Find each line with "chart" and copy it.

--- --- ---

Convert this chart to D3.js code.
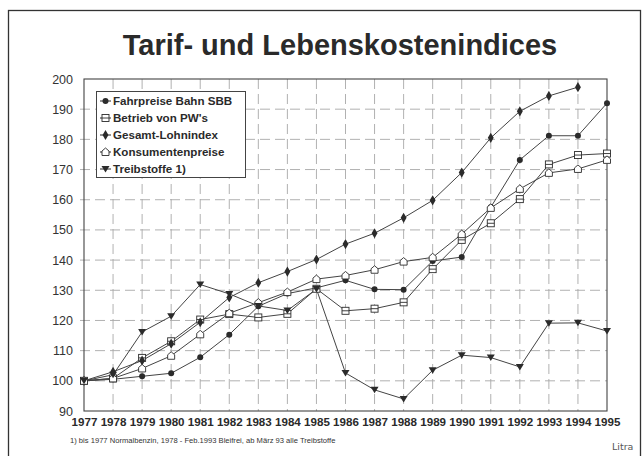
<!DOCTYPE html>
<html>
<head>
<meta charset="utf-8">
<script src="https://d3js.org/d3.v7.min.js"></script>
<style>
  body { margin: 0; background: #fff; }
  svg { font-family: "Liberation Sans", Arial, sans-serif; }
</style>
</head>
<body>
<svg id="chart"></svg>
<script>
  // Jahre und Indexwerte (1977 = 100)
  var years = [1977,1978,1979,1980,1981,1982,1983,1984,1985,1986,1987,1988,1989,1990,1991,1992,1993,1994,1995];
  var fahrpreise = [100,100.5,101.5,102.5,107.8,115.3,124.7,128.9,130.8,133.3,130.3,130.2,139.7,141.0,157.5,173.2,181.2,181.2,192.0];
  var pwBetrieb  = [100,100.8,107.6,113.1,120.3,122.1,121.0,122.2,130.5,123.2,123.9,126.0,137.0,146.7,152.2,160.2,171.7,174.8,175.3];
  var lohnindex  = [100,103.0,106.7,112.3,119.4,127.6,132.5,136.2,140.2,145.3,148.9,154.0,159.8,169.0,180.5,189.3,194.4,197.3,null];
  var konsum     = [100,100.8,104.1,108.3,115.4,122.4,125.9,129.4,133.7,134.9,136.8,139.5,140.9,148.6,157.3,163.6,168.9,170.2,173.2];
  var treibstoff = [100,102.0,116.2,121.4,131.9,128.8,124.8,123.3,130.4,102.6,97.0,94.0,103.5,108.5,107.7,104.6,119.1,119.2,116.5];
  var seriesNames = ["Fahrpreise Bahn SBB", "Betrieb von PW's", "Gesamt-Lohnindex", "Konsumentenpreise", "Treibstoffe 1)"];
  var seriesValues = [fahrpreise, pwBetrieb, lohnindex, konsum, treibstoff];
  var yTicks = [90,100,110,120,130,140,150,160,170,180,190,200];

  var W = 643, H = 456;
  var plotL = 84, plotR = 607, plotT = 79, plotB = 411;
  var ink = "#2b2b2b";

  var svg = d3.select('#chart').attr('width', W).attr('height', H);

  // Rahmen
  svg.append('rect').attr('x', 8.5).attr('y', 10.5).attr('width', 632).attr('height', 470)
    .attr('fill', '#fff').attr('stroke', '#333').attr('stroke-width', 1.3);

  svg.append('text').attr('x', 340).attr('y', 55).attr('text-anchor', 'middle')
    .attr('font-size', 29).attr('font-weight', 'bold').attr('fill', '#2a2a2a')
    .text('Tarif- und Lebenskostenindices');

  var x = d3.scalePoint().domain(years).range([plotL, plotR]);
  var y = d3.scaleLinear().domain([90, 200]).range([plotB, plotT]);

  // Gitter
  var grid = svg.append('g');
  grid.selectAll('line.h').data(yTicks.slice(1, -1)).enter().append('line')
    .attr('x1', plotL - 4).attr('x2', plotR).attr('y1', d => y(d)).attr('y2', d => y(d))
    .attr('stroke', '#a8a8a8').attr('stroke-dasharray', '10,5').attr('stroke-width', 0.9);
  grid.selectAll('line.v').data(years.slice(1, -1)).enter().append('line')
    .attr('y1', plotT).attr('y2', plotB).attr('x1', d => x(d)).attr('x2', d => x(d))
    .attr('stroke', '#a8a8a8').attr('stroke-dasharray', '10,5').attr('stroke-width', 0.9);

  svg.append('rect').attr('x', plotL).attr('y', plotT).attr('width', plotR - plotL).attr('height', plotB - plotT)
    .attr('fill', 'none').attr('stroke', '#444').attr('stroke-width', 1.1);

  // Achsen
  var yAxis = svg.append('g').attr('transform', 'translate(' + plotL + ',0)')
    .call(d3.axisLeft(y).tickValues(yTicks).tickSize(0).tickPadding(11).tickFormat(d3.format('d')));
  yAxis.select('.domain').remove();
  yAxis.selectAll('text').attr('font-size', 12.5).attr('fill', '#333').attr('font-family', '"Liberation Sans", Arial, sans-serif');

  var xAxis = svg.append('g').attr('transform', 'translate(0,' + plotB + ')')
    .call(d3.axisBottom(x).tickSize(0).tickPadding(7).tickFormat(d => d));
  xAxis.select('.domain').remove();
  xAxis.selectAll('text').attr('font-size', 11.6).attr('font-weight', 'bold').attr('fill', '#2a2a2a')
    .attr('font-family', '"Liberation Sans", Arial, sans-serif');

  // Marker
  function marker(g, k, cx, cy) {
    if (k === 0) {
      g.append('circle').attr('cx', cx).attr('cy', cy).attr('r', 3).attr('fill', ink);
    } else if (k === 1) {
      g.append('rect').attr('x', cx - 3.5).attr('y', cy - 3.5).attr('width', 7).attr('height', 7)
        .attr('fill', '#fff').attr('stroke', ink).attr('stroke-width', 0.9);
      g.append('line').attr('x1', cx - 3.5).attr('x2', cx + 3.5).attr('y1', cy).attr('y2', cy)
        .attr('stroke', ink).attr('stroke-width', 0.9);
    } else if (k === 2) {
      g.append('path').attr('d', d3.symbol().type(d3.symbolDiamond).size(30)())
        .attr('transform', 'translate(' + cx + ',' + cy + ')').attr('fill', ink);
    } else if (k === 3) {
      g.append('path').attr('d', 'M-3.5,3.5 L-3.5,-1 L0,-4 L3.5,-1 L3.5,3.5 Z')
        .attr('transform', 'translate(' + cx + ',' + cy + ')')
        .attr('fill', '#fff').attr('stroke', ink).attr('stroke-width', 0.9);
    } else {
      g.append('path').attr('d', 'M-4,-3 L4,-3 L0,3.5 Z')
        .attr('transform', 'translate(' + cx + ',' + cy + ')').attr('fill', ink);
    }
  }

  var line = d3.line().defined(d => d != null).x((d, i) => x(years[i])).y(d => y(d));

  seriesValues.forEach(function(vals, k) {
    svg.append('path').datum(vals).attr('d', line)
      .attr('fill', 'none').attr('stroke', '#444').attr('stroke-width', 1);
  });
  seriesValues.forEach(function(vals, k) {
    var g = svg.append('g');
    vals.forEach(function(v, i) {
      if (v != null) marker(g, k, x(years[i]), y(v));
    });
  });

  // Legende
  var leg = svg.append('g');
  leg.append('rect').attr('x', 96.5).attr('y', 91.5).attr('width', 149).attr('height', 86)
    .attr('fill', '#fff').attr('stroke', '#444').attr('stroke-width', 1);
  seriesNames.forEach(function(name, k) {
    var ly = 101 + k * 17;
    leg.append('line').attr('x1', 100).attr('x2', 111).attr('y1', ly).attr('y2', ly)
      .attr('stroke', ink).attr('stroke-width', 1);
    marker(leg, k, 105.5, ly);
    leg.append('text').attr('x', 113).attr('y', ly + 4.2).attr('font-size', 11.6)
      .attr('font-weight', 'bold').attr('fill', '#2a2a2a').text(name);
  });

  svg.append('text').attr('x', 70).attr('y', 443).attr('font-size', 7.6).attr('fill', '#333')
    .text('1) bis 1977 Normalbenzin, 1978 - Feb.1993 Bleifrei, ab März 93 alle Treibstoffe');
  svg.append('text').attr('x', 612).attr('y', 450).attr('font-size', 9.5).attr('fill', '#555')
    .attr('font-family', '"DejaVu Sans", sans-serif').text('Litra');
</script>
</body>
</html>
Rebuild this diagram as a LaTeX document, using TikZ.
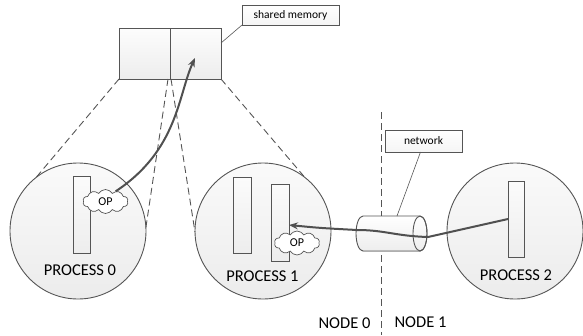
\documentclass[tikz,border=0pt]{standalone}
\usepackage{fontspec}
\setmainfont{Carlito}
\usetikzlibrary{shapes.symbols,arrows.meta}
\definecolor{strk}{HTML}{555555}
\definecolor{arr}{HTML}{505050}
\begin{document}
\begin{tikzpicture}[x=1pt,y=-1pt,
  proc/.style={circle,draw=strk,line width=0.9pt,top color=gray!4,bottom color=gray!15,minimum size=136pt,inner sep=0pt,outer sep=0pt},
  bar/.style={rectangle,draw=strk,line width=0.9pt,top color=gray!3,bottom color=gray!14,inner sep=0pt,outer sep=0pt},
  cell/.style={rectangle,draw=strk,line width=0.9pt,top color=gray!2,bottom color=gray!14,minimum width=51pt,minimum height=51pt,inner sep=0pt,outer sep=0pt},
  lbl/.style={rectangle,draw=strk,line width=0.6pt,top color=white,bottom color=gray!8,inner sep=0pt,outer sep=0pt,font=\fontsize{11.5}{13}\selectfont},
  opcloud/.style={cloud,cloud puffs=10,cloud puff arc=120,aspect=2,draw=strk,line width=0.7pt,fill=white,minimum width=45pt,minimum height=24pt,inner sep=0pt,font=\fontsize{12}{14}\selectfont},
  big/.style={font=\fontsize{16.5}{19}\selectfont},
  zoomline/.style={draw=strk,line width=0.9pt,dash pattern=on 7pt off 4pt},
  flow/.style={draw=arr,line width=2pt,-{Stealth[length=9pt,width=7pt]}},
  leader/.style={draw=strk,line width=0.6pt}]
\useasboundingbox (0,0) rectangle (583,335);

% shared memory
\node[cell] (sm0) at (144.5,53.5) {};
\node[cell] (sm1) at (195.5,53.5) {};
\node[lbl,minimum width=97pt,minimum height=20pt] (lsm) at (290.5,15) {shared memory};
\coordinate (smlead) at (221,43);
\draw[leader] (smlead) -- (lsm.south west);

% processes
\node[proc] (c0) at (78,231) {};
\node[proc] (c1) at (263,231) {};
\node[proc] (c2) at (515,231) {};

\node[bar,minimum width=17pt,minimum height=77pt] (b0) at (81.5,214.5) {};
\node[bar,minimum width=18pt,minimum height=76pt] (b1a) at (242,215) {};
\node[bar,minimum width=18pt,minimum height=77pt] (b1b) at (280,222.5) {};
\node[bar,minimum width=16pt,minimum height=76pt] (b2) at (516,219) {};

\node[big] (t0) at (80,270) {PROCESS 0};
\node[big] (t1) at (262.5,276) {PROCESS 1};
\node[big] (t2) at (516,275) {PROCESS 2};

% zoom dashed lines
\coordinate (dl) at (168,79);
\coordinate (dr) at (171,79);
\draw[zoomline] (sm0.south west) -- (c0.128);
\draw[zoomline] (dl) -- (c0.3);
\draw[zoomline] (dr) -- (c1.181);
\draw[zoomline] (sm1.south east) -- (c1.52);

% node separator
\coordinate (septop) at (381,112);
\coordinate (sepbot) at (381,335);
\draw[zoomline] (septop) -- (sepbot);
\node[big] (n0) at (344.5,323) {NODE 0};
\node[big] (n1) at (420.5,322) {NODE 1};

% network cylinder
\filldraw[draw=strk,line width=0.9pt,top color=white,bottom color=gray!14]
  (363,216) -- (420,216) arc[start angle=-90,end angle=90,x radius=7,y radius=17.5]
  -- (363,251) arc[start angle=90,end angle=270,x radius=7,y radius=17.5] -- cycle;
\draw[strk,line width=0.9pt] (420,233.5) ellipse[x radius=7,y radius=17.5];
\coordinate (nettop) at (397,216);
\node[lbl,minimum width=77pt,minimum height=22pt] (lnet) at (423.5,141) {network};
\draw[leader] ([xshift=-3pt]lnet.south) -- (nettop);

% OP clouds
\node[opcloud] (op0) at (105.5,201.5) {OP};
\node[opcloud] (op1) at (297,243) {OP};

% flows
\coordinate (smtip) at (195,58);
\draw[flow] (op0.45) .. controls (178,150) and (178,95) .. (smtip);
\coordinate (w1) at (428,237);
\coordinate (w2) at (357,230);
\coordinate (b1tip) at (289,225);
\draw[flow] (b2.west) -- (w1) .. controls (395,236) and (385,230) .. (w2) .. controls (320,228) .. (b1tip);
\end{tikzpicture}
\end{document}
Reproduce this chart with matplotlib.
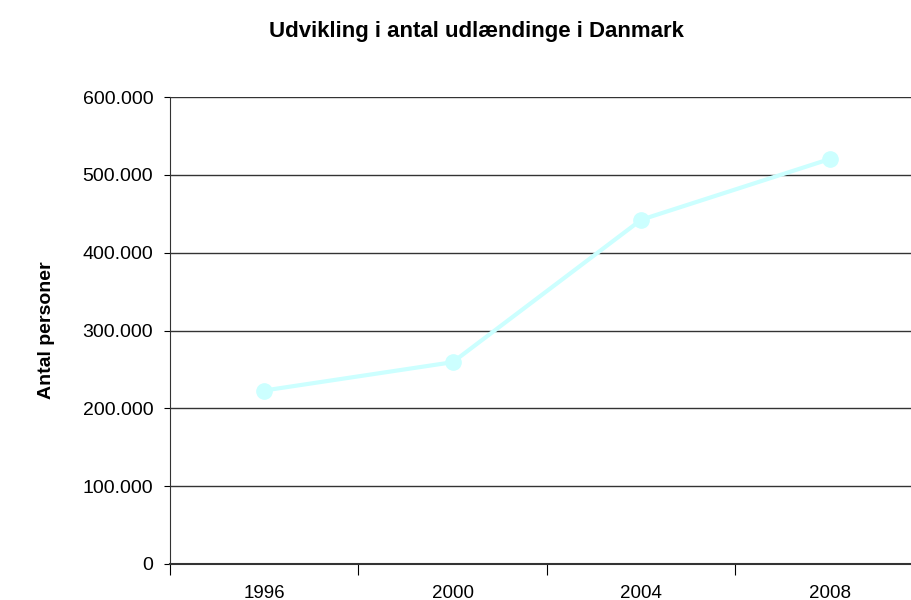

--- --- ---

■ **THE COMPLETED TASK**
Convert this chart to D3.js code.
<svg id="chart"></svg>
  var svg = d3.select('#chart').attr('width', W).attr('height', H);
Reproduce this chart with matplotlib.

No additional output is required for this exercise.